Not exactly. There’s an easily-grasped way to calculate the variance (which is related to the standard deviation, but not the same). You know how, in order to get the average, you add up all the measurements and divide by the number of them?

To get the variance, you first find the mean, then you go back, and for each value you take the difference between it and the mean, and square it. Then add up all these squared differences, and divide by the number. That’s the variance. It gives you an idea of how all the values differ from the mean, because the differences are squared, making them all positive, and making the greater differences matter more.

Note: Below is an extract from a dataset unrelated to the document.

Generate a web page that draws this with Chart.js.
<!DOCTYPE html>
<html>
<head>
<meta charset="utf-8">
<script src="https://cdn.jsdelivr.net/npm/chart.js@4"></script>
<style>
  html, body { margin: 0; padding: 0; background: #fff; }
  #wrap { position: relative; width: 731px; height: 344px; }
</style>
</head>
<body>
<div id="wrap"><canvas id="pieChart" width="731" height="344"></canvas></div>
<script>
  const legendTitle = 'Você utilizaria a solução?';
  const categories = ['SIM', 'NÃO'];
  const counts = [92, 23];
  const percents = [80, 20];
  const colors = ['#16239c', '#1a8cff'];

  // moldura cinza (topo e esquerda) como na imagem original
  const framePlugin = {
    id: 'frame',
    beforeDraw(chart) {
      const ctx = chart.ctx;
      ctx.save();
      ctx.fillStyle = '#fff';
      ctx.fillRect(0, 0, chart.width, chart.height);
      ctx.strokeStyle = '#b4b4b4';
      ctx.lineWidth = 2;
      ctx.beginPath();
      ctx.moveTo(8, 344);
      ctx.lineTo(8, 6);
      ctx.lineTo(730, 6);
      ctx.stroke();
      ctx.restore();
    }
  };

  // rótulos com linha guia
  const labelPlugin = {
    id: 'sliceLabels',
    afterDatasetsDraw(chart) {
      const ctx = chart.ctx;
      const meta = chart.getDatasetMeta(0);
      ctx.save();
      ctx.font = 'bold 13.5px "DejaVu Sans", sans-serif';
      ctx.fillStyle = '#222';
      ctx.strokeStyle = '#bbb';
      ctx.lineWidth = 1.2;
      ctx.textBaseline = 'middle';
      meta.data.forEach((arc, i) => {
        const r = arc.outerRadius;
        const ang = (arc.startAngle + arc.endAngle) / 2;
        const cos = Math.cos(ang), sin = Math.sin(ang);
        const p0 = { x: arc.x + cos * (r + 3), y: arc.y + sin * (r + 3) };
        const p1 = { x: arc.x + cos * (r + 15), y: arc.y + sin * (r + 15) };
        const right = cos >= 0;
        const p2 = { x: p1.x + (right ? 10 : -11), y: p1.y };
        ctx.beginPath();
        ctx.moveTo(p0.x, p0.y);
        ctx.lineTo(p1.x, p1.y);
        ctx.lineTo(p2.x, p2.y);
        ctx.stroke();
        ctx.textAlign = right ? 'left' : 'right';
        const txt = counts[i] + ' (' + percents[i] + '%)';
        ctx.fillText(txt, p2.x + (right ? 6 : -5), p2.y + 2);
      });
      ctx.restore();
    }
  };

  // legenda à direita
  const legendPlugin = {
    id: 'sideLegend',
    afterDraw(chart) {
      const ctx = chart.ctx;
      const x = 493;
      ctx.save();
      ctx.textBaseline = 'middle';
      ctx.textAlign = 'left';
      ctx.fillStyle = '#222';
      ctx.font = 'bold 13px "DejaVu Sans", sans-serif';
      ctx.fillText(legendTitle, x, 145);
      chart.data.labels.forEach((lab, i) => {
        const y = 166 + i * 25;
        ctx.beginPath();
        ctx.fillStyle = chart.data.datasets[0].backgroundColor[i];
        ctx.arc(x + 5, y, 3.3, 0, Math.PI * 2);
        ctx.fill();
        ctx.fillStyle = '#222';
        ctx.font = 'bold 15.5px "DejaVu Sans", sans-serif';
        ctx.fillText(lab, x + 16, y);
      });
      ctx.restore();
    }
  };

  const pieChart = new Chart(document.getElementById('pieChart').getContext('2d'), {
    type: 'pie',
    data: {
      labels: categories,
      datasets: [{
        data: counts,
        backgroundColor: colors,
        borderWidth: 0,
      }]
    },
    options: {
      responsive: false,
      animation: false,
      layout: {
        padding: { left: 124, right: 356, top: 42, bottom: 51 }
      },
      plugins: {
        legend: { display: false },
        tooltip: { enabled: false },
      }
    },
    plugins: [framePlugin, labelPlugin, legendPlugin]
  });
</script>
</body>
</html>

But the variance isn’t very good for getting an intuitive feel, because its units are the square of the base units. If you take the square root of the variance, that’s called the standard deviation. With normal, bell-shaped distributions, around 70% of the values will be within one standard deviation of the mean.

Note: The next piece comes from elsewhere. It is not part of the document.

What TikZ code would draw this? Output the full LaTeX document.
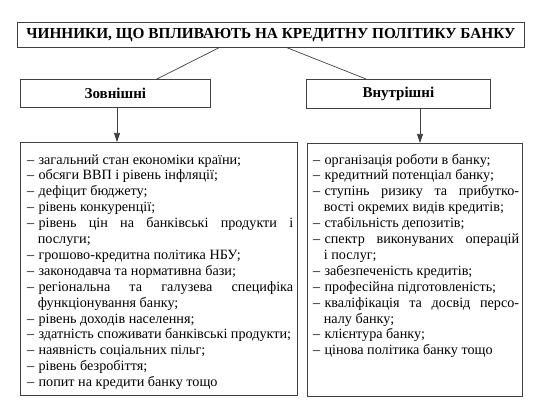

So far, this has all been about standard deviation and variance of entire populations. If you are just taking a sample, and want to know how close you can expect the real population mean to be to your sample mean, then you can use the same kind of calculations, except for the little trick of dividing by the number of samples minus one, instead of the total number of samples. It turns out that this is more accurate, although for large samples there’s negligible difference.

Also, december missed an important source of polling inaccuracy in her list. You need to consider how the question was asked, and what questions might have been asked just before. For example, if you first ask “Did you know that excerpts from Al Gore’s book Earth In The Balance are virtually indistinguishable from excerpts from the Unabomber’s Manifesto?,” and then follow that up with “Which candidate will you vote for?,” then you’ll get different results that you would if you just asked the second question by itself.